Her ex-girlfriend and current girlfriend are _dramatically _different women. These are _dramatically _different relationships. Connections. Levels of compatibility.

“They’re so different,” I say to her. “Like so different.”

I point out qualities that she and her new girlfriend share in common that she and the ex frankly didn’t. “That’s why she’s such a good match for you,” I explain. “You’re like that. Your ex isn’t. So all of those good qualities you have just don’t hit her as efficiently.”

I use a role-playing analogy (since she’s into tabletop gaming), tell her it’s like she and her ex-girlfriend aren’t statted in a way that makes a good party.
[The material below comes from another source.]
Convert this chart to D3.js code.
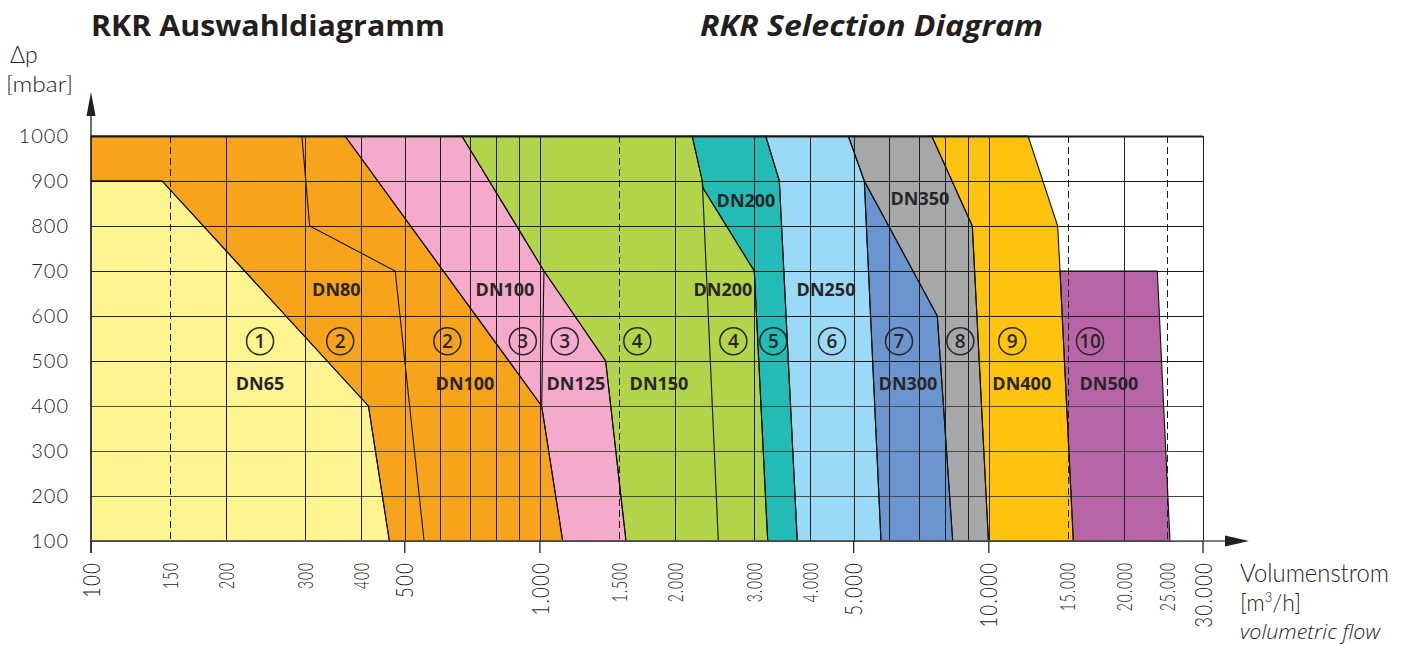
<!DOCTYPE html>
<html>
<head>
<meta charset="utf-8">
<script src="https://cdn.jsdelivr.net/npm/d3@7"></script>
<style>
  html, body { margin: 0; padding: 0; background: #ffffff; }
  svg { display: block; }
</style>
</head>
<body>
<svg id="chart" width="1406" height="646"></svg>
<script>
// ---------------- DATA ----------------
// Zones: polygons as [volumetric flow m3/h, pressure drop mbar]
const zone1DN65      = [[100,100],[100,900],[144,900],[415,400],[462,100]];
const zone2DN80DN100 = [[100,900],[100,1000],[368,1000],[1009,400],[1124,100],[462,100],[415,400],[144,900]];
const zone3DN100DN125= [[368,1000],[670,1000],[1021,700],[1401,500],[1555,100],[1124,100],[1009,400]];
const zone4DN150DN200= [[670,1000],[2184,1000],[2300,900],[2306,885],[3003,700],[3217,100],[1555,100],[1401,500],[1021,700]];
const zone5DN200     = [[2184,1000],[3184,1000],[3415,900],[3744,100],[3217,100],[3003,700],[2306,885],[2300,900]];
const zone6DN250     = [[3184,1000],[4864,1000],[5280,900],[5752,100],[3744,100],[3415,900]];
const zone7DN300     = [[5280,900],[7678,600],[8309,100],[5752,100]];
const zone8DN350     = [[4864,1000],[7460,1000],[9188,800],[9980,100],[8309,100],[7678,600],[5280,900]];
const zone9DN400     = [[7460,1000],[12230,1000],[14236,800],[14407,700],[15425,100],[9980,100],[9188,800]];
const zone10DN500    = [[14407,700],[23735,700],[25327,100],[15425,100]];

const zones = [zone1DN65, zone2DN80DN100, zone3DN100DN125, zone4DN150DN200, zone5DN200,
               zone6DN250, zone7DN300, zone8DN350, zone9DN400, zone10DN500];
const zoneColors = ["#fef591","#f8a31c","#f5aacc","#b2d44b","#22bbb6",
                    "#9bdaf6","#6b95cf","#a6a7a9","#fec30f","#b865a8"];

// Internal divider lines (nominal size changes inside a zone)
const dividerZone2 = [[295,1000],[307,800],[476,700],[552,100]];
const dividerZone3 = [[1021,700],[1009,400]];
const dividerZone4 = [[2300,900],[2497,100]];

// Nominal size labels
const dnLabelFlows = [238, 352, 836, 681, 1203, 1842, 2878, 2557, 4339, 6606, 7025, 11842, 18520];
const dnLabelDp    = [451, 658, 658, 451, 451, 451, 856, 658, 658, 451, 860, 451, 451];
const dnLabelTexts = ["DN65","DN80","DN100","DN100","DN125","DN150","DN200","DN200","DN250","DN300","DN350","DN400","DN500"];

// Zone numbers
const zoneNumFlows = [238, 359, 622, 916, 1136, 1648, 2697, 3311, 4474, 6308, 8639, 11280, 16806];
const zoneNumTexts = ["1","2","2","3","3","4","4","5","6","7","8","9","10"];
const zoneNumDp = 544;

// Axis ticks
const yTicks = [100,200,300,400,500,600,700,800,900,1000];
const xGrid = [150,200,300,400,500,600,700,800,900,1000,1500,2000,3000,4000,5000,6000,7000,8000,9000,10000,15000,20000,25000,30000];
const xDashed = [150,1500,15000,25000];
const xMajorTicks = [100,500,1000,5000,10000,30000];
const xTickValues = [100,150,200,300,400,500,1000,1500,2000,3000,4000,5000,10000,15000,20000,25000,30000];
const xTickLabels = ["100","150","200","300","400","500","1.000","1.500","2.000","3.000","4.000","5.000","10.000","15.000","20.000","25.000","30.000"];

// ---------------- DRAW ----------------
const svg = d3.select("#chart");
const x = d3.scaleLog().domain([100, 30000]).range([91, 1203]);
const y = d3.scaleLinear().domain([100, 1000]).range([541, 136]);
const ink = "#231f20";
const axisFont = "Lato, Roboto, 'DejaVu Sans', sans-serif";
const boldFont = "'Open Sans', 'Noto Sans', sans-serif";

const line = d3.line().x(d => x(d[0])).y(d => y(d[1]));

// fills
svg.append("g").selectAll("path").data(zones).join("path")
  .attr("d", d => line(d) + "Z")
  .attr("fill", (d, i) => zoneColors[i])
  .attr("stroke", "none");

// grid
const grid = svg.append("g").attr("stroke", "#1e1e1e").attr("stroke-width", 1).attr("fill", "none");
grid.selectAll("line.h").data(yTicks).join("line")
  .attr("x1", x(100)).attr("x2", x(30000))
  .attr("y1", d => Math.round(y(d)) + 0.5).attr("y2", d => Math.round(y(d)) + 0.5)
  .attr("stroke-width", d => d === 1000 ? 2 : 1)
  .attr("stroke", d => d <= 400 ? "#4a4a44" : "#1e1e1e");
grid.selectAll("line.v").data(xGrid).join("line")
  .attr("x1", d => Math.round(x(d)) + 0.5).attr("x2", d => Math.round(x(d)) + 0.5)
  .attr("y1", y(1000)).attr("y2", y(100))
  .attr("stroke-dasharray", d => xDashed.includes(d) ? "7,4" : null);

// zone outlines
svg.append("g").selectAll("path").data(zones).join("path")
  .attr("d", d => line(d) + "Z")
  .attr("fill", "none").attr("stroke", "#111").attr("stroke-width", 1.1)
  .attr("stroke-linejoin", "round");

// dividers
svg.append("g").selectAll("path").data([dividerZone2, dividerZone3, dividerZone4]).join("path")
  .attr("d", line).attr("fill", "none").attr("stroke", "#111").attr("stroke-width", 1.1);

// axes lines
const axes = svg.append("g").attr("stroke", ink).attr("stroke-width", 1.3);
axes.append("line").attr("x1", x(100)).attr("x2", x(100)).attr("y1", y(100) + 12).attr("y2", 112);
axes.append("line").attr("x1", x(100)).attr("x2", 1226).attr("y1", y(100)).attr("y2", y(100)).attr("stroke", "#555");
axes.selectAll("line.t").data(xMajorTicks).join("line")
  .attr("x1", d => x(d)).attr("x2", d => x(d)).attr("y1", y(100)).attr("y2", y(100) + 12);
// arrowheads
svg.append("path").attr("d", `M${x(100)},92 L${x(100)-4.5},116 L${x(100)+4.5},116 Z`).attr("fill", ink);
svg.append("path").attr("d", `M1249,${y(100)} L1225,${y(100)-5.5} L1225,${y(100)+5.5} Z`).attr("fill", ink);

// y tick labels
svg.append("g").selectAll("text").data(yTicks).join("text")
  .attr("x", 69).attr("y", d => y(d)).attr("dy", "0.36em")
  .attr("text-anchor", "end")
  .attr("font-family", axisFont).attr("font-weight", 300).attr("font-size", 20)
  .attr("letter-spacing", 1)
  .attr("fill", ink).text(d => d);

// x tick labels (rotated)
svg.append("g").selectAll("text").data(xTickValues).join("text")
  .attr("transform", d => {
    const major = xMajorTicks.includes(d);
    return `translate(${x(d)},562) rotate(-90) scale(${major ? 0.78 : 0.66},1)`;
  })
  .attr("dy", "0.36em")
  .attr("text-anchor", "end")
  .attr("font-family", axisFont).attr("font-weight", 300)
  .attr("font-size", d => xMajorTicks.includes(d) ? 24 : 21)
  .attr("letter-spacing", 1.5)
  .attr("fill", ink)
  .text((d, i) => xTickLabels[i]);

// axis titles
svg.append("text").attr("x", 10).attr("y", 63)
  .attr("font-family", axisFont).attr("font-weight", 300).attr("font-size", 23).attr("fill", ink)
  .text("Δp");
svg.append("text").attr("x", 6).attr("y", 92)
  .attr("font-family", axisFont).attr("font-weight", 300).attr("font-size", 22).attr("fill", ink)
  .attr("textLength", 67).attr("lengthAdjust", "spacingAndGlyphs")
  .text("[mbar]");
svg.append("text").attr("x", 1240).attr("y", 582)
  .attr("font-family", axisFont).attr("font-weight", 300).attr("font-size", 25).attr("fill", ink)
  .attr("textLength", 149).attr("lengthAdjust", "spacingAndGlyphs")
  .text("Volumenstrom");
const unit = svg.append("text").attr("x", 1240).attr("y", 611)
  .attr("font-family", axisFont).attr("font-weight", 300).attr("font-size", 23).attr("fill", ink);
unit.append("tspan").text("[m");
unit.append("tspan").attr("font-size", 13).attr("dy", -9).text("3");
unit.append("tspan").attr("dy", 9).text("/h]");
svg.append("text").attr("x", 1240).attr("y", 639)
  .attr("font-family", boldFont).attr("font-style", "italic").attr("font-weight", 300)
  .attr("font-size", 19.5).attr("fill", "#1e1e1e")
  .attr("textLength", 140).attr("lengthAdjust", "spacingAndGlyphs")
  .text("volumetric flow");

// titles
svg.append("text").attr("x", 91).attr("y", 36)
  .attr("font-family", boldFont).attr("font-weight", 700).attr("font-size", 28).attr("fill", ink)
  .attr("textLength", 354).attr("lengthAdjust", "spacingAndGlyphs")
  .text("RKR Auswahldiagramm");
svg.append("text").attr("x", 700).attr("y", 36)
  .attr("font-family", boldFont).attr("font-weight", 700).attr("font-style", "italic").attr("font-size", 28).attr("fill", ink)
  .attr("textLength", 343).attr("lengthAdjust", "spacingAndGlyphs")
  .text("RKR Selection Diagram");

// DN labels
svg.append("g").selectAll("text").data(dnLabelTexts).join("text")
  .attr("x", (d, i) => x(dnLabelFlows[i])).attr("y", (d, i) => y(dnLabelDp[i]))
  .attr("dy", "0.36em").attr("text-anchor", "middle")
  .attr("font-family", boldFont).attr("font-weight", 700).attr("font-size", 18).attr("fill", "#2a2627")
  .text(d => d);

// zone number circles
const nums = svg.append("g").selectAll("g").data(zoneNumTexts).join("g")
  .attr("transform", (d, i) => `translate(${x(zoneNumFlows[i])},${y(zoneNumDp)})`);
nums.append("circle").attr("r", 13.5).attr("fill", "none").attr("stroke", "#2a2627").attr("stroke-width", 1.5);
nums.append("text").attr("dy", "0.36em").attr("text-anchor", "middle")
  .attr("font-family", boldFont).attr("font-weight", 600).attr("font-size", 19).attr("fill", "#2a2627")
  .text(d => d);
</script>
</body>
</html>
That it doesn’t mean that she isn’t a well built character.

“Okay, sure, maybe you wiped trying to partner with your ex,” I tell her.
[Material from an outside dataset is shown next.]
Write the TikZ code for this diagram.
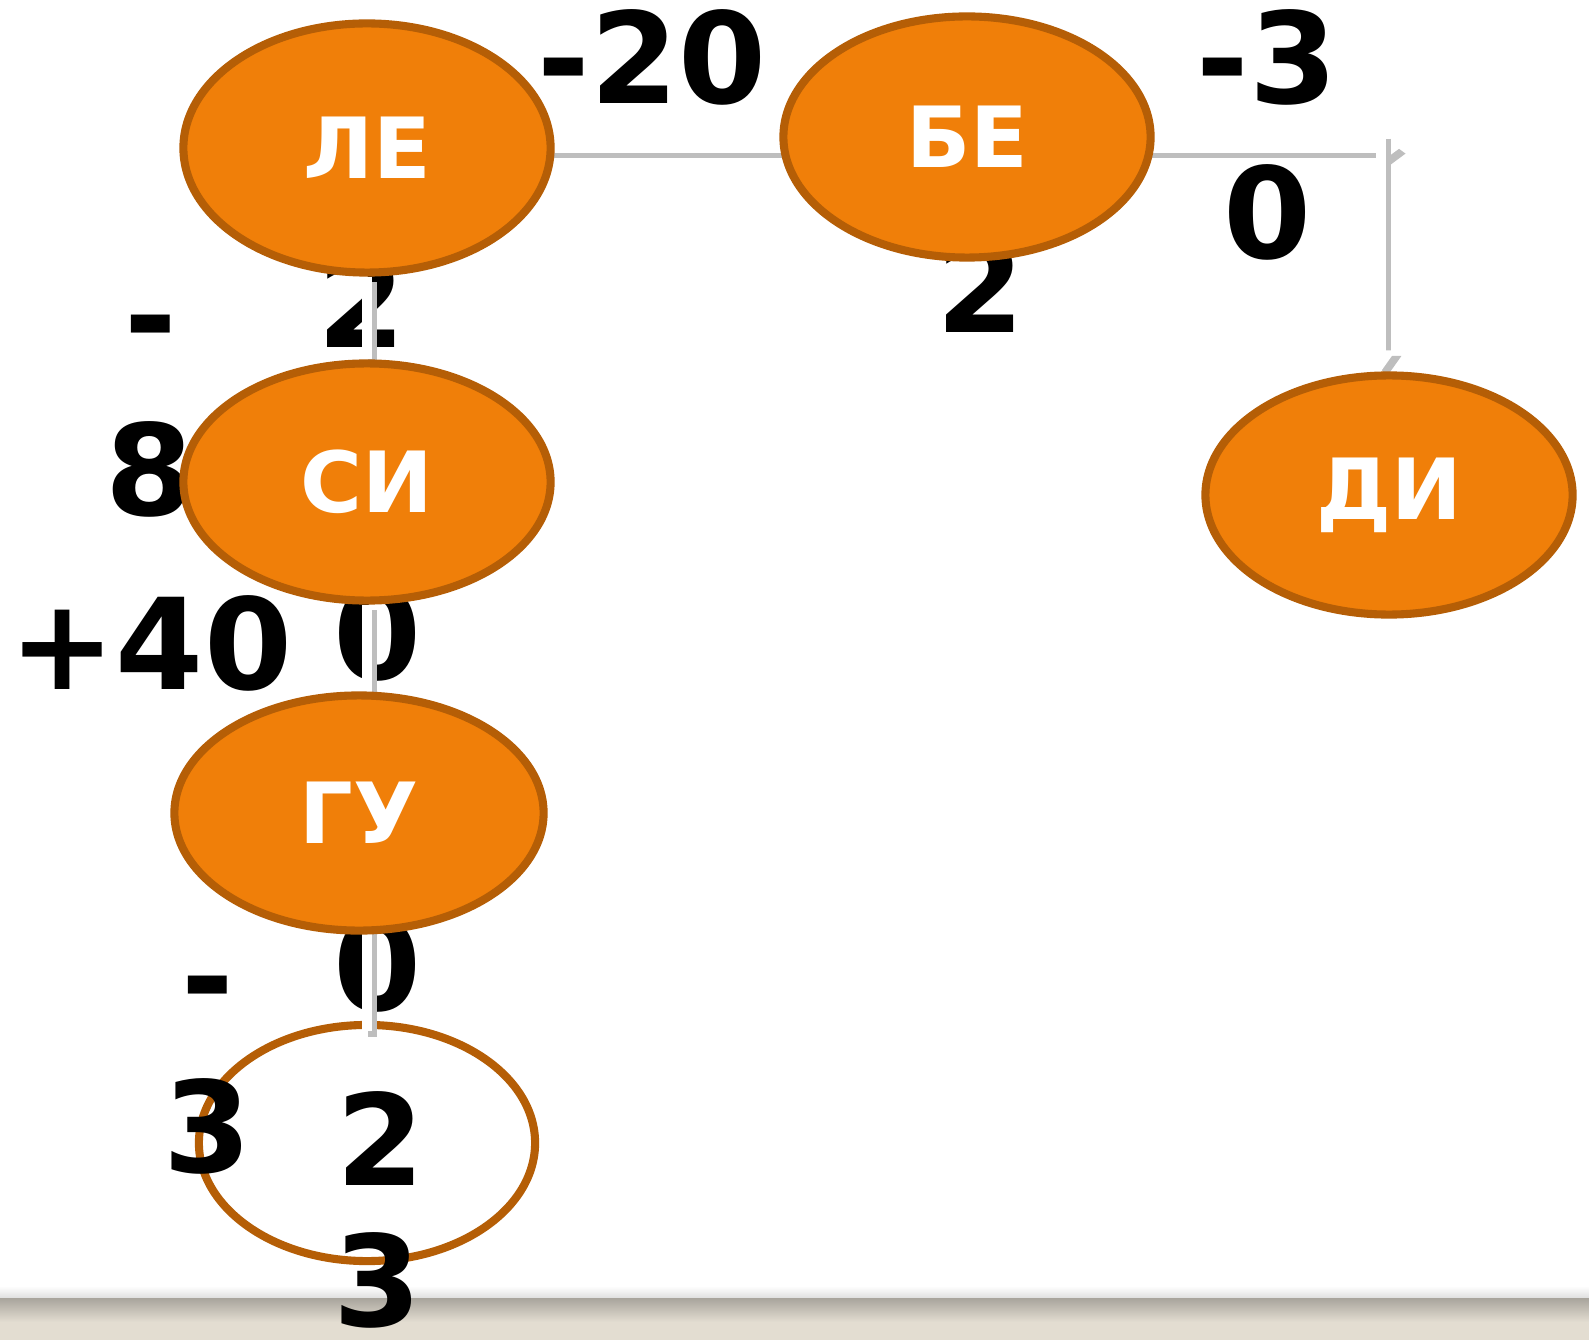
\documentclass[tikz,border=0pt]{standalone}
\usepackage{fontspec}
\setmainfont{DejaVu Sans}
\usetikzlibrary{shapes.geometric,arrows.meta}
\definecolor{fillorange}{RGB}{240,127,9}
\definecolor{lineorange}{RGB}{181,94,6}
\definecolor{shadowgray}{RGB}{190,190,190}
\definecolor{bargray}{RGB}{168,164,156}
\definecolor{barbeige}{RGB}{227,221,209}
\pgfdeclarelayer{back}
\pgfdeclarelayer{mid}
\pgfsetlayers{back,mid,main}

\begin{document}
\begin{tikzpicture}[x=0.01cm,y=-0.01cm,
  oval/.style={ellipse,draw=lineorange,line width=2.3pt,inner sep=0pt,fill=fillorange,text=white,font=\fontsize{24}{29}\selectfont\bfseries},
  num/.style={anchor=base,inner sep=0pt,font=\fontsize{36}{43}\selectfont\bfseries},
  conn/.style={draw=white,line width=2.6pt,preaction={draw=shadowgray,line width=2.4pt,transform canvas={xshift=1.6pt,yshift=-1.6pt}}}]
  \useasboundingbox (0,0) rectangle (1589,1340);

  % ovals
  \node[oval, minimum width=3.67cm, minimum height=2.49cm] (le) at (367,148) {ЛЕ};
  \node[oval, minimum width=3.67cm, minimum height=2.41cm] (be) at (967,137) {БЕ};
  \node[oval, minimum width=3.67cm, minimum height=2.37cm] (si) at (367,482) {СИ};
  \node[oval, minimum width=3.69cm, minimum height=2.35cm] (gu) at (359,813) {ГУ};
  \node[oval, minimum width=3.67cm, minimum height=2.39cm] (di) at (1389,495) {ДИ};

  \begin{pgfonlayer}{back}
    % bottom bar
    \shade[top color=white, bottom color=shadowgray!50] (0,1286) rectangle (1589,1298);
    \shade[top color=bargray, bottom color=barbeige] (0,1298) rectangle (1589,1322);
    \fill[barbeige] (0,1322) rectangle (1589,1340);
    \node[oval, fill=white, minimum width=3.36cm, minimum height=2.36cm] (bot) at (367,1143) {};
    % numbers
    \node[num] (m20) at (652,104) {-20};
    \node[num] (m3) at (1267,104) {-3};
    \node[num] (z1) at (1268,259) {0};
    \node[num] (t1) at (981,333) {2};
    \node[num] (t2) at (362,348) {2};
    \node[num] (d1) at (151,361) {-};
    \node[num] (e1) at (150,515) {8};
    \node[num] (p40) at (151,689) {+40};
    \node[num] (z2) at (378,679) {0};
    \node[num] (d2) at (208,1021) {-};
    \node[num] (th1) at (208,1172) {3};
    \node[num] (z3) at (378,1010) {0};
    \node[num] (t3) at (381,1185) {2};
    \node[num] (th2) at (378,1326) {3};
  \end{pgfonlayer}

  \begin{pgfonlayer}{mid}
    \coordinate (bend) at (1400,148);
    \coordinate (drop) at (1381,133);
    \draw[conn] (le.center) -- (le.center -| be.center);
    \draw[conn, -{Triangle[width=7pt,length=5pt]}] (be.center |- bend) -- (bend);
    \draw[conn, -{Triangle[width=8pt,length=6pt]}] (drop) -- (drop |- di.north);
    \draw[conn] (le) -- (si);
    \draw[conn] (si) -- (si |- gu);
    \draw[conn] (gu.center -| bot) -- ([yshift=-3pt]bot.north);
  \end{pgfonlayer}
\end{tikzpicture}
\end{document}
(“Wiped” meaning a party wipe-out, i.e., a situation where your entire party dies at once in a dangerous encounter.)

“Doesn’t mean your character sucks. Doesn’t make you a bad player either,” I continue. “It’s bad party composition.”

*

For some of us, it’s all too easy to blame ourselves after a relationship ends in a disappointing way. To assume that there’s something fundamentally wrong with us and the way we do relationships.

While it’s true that breakups can be a good time to reflect on ourselves and what we can learn from the experience, it’s a mistake to jump to the conclusion that what happened in this particular relationship will necessarily dictate what happens in every other one we go on to have.

There simply are many situations where the issue wasn’t any of the individual people but the combination of them. And it’s entirely possible that everyone involved in the former relationship may simply leave it and find that they all click and work better with other people without changing a single thing, really.

Sometimes it’s not a matter of our stats or skills (or lack thereof) but of party composition.

That’s something to keep in mind, moving forward. Learn whatever lessons you can — so long as they empower you to move forward hopefully and with determination. But keep a doomed mindset out of the equation.

Just because you had a bad party composition, it doesn’t mean your character is useless or that you’re a bad player.